Produced by Ridley Scott, Mark Huffam,
Michael Schaefer, David Giler, Walter Hill
Story by Jack Paglen, Michael Green
Screenplay by John Logan, Dante Harper
Directed by Ridley Scott
Starring Katherine Waterston, Billy Crudup,
Michael Fassbender, Danny McBride,
Demián Bichir, Carmen Ejogo, James Franco
Alien: Covenant is visually everything you could have hoped for from an Alien movie made by Ridley Scott. Unfortunately, it also suffers from many of the storytelling and character flaws that maligned and crippled an uneven Prometheus.
Scott is a master of stunning visuals and the art of building tension in film. It is unfortunate he has sacrificed the art of storytelling to achieve such greatness in these other aspects of his craft.
After the tepid, sometimes volatile and negative reaction to Prometheus, Scott decided that he made a mistake. He thought the reason the film failed was because the audience wanted aliens, as we knew them, in an Alien movie.
He couldn’t have been further from the truth.
I think it had more to do with Damon Lindelof limitations as a storyteller, ruining a good script with his particular brand of stupid and arrogant bullcrap that ruined Prometheus, a film who’s theme and basic storyline I love but thought was then executed with the subtlety of a chestburster.
But I digress.
It seems Scott has forgotten how to tell a well-woven story with characters that not only have the proper motivations to move the story along, but aren’t just doing things because he needs the plot to get from point A to point G regardless of how stupid they are. I mean the fastest way between two points is a straight line… Why not six points, who cares if it doesn’t make any sense.
It looks super cool, right? And that’s all that matters.
Right?
RIGHT?!
Much like Prometheus there are brilliant concepts and very well thought out pieces of a great cinema here. However, unlike his original foray into the xenomorph world, Alien in 1979, this film’s brilliant and often breathtaking ideas are strung together with plot-hole ridden through lines and spoon-fed storytelling that borders on insulting. Screenwriters, John Logan and Dante Harper have taken the story by Michael Green and Jack Paglen and turned in a weak, less than original screenplay that, while better written than Prometheus still suffers a lot of the same issues as its predecessor.
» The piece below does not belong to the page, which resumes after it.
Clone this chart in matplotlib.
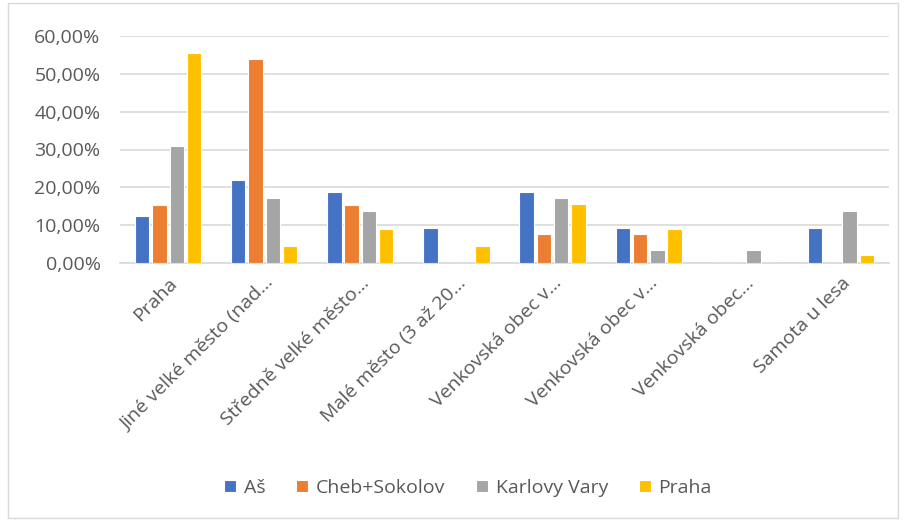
import matplotlib
matplotlib.use("Agg")
import numpy as np
import matplotlib.pyplot as plt
from matplotlib.ticker import FuncFormatter
from matplotlib.patches import Rectangle

# Data (shares in %)
categories = ["Praha", "Jiné velké město (nad…", "Středně velké město…",
              "Malé město (3 až 20…", "Venkovská obec v…", "Venkovská obec v…",
              "Venkovská obec…", "Samota u lesa"]
series = ["Aš", "Cheb+Sokolov", "Karlovy Vary", "Praha"]
as_vals = [12.50, 21.88, 18.75, 9.38, 18.75, 9.38, 0.0, 9.38]
cheb_vals = [15.38, 53.85, 15.38, 0.0, 7.69, 7.69, 0.0, 0.0]
kv_vals = [31.03, 17.24, 13.79, 0.0, 17.24, 3.45, 3.45, 13.79]
praha_vals = [55.56, 4.44, 8.89, 4.44, 15.56, 8.89, 0.0, 2.22]
colors = ["#4472C4", "#ED7D31", "#A5A5A5", "#FFC000"]

plt.rcParams['font.family'] = ['Open Sans', 'DejaVu Sans']
txt = "#595959"

fig = plt.figure(figsize=(9.05, 5.2), dpi=100)
ax = fig.add_axes([120 / 905, 1 - 263 / 520, (889 - 120) / 905, (263 - 36) / 520])

x = np.arange(len(categories))
pitch = 0.18
width = 0.15
for i, (name, vals) in enumerate(zip(series, [as_vals, cheb_vals, kv_vals, praha_vals])):
    ax.bar(x + (i - 1.5) * pitch, vals, width, color=colors[i], label=name,
           edgecolor="white", linewidth=0.8, zorder=3)

ax.set_xlim(-0.5, len(categories) - 0.5)
ax.set_ylim(0, 60)
ax.set_yticks(np.arange(0, 61, 10))
ax.yaxis.set_major_formatter(FuncFormatter(lambda v, p: f"{v:.2f}".replace(".", ",") + "%"))
ax.grid(axis="y", color="#D9D9D9", linewidth=1.2, zorder=0)
for s in ["top", "right", "left"]:
    ax.spines[s].set_visible(False)
ax.spines["bottom"].set_color("#D9D9D9")
ax.spines["bottom"].set_linewidth(1.2)
ax.tick_params(axis="both", length=0, colors=txt, labelsize=14)
ax.tick_params(axis="y", pad=14)
ax.tick_params(axis="x", pad=8)
ax.set_xticks(x)
ax.set_xticklabels(categories, rotation=45, ha="right", rotation_mode="anchor")

leg = fig.legend(loc="center", bbox_to_anchor=(468 / 905, 1 - 488 / 520), ncol=4,
                 frameon=False, fontsize=14, handlelength=0.6, handleheight=0.6,
                 columnspacing=1.6, handletextpad=0.4)
for t in leg.get_texts():
    t.set_color(txt)

fig.patches.append(Rectangle((8 / 905, 2 / 520), 890 / 905, 515 / 520,
                             transform=fig.transFigure, fill=False,
                             edgecolor="#D9D9D9", linewidth=1))

fig.savefig("out.png", dpi=100)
The story centers on the crew of the colonizing ship, Covenant. Much like the doomed crew of the Nostromo, in the original film, the crew, sets down on a mysterious planet only to have everything go sideways and they have to escape when the all too familiar, to us, xenomorph appears and wreaks havoc.
But wait. What about David? What about Dr. Elizabeth Shaw, my two favorite characters from Prometheus? When we left Prometheus they were on their way to the Engineers homeward to finally meet their makers…
Well… they sorta do in this film.
It seems the film we were promised is more like a footnote and a flashback in this film. Though not entirely a complete “bait and switch” like the 1992 Alien 3… You know, the one where we were promised “On EARTH, everyone can hear you scream”. Except by Earth they meant a remote space prison and everyone they meant like 20 dudes, but you know, basically the same thing. It seems that somewhere Ridley Scott decided that no one wanted to see a whole movie about finding out where we came from, where the aliens came from and what people really wanted was basically a mediocre Alien rehash with only some of the things we were originally promised in this film, so he wasn’t a blatant liar.
Don’t get me wrong, there were moments that I loved. There were some were beautiful and well thought out scenes and a few of the characters that I truly liked. Unfortunately, they were definitely overshadowed by some bad spoon fed dialog and visuals intended to “make sure we got it” when it eventually happened. There are also a couple of really awful plot devices and “explanations” that made me scratch my head and say “WHAAAAT?”.
I think in the end, what made both the first and second Alien films brilliant were that not only were they night and day different from each other but they never felt the need to spoon feed me anything. So much was left for the audience to decide. The first more so than the second but again, very different films. I feel like Alien: Covenant was trying rekindle the feel of the original film but instead of just telling a solid story it tried to be the servant of two masters by giving the fans and die hards of the series what they wanted but also tried to make it accessible to people who are new to the franchise. In doing so they basically hamstrung the film and never let it completely evolve into the xenomorph is should have been.
Sir Ridley Scott never goes full George Lucas, however there IS another sequel being written right now to begin shooting next year so who knows we may see “Alien: Revenge of the Xenomorph” sooner more than later…
This is Benn Robbins, last survivor of the Nostormo, signing off.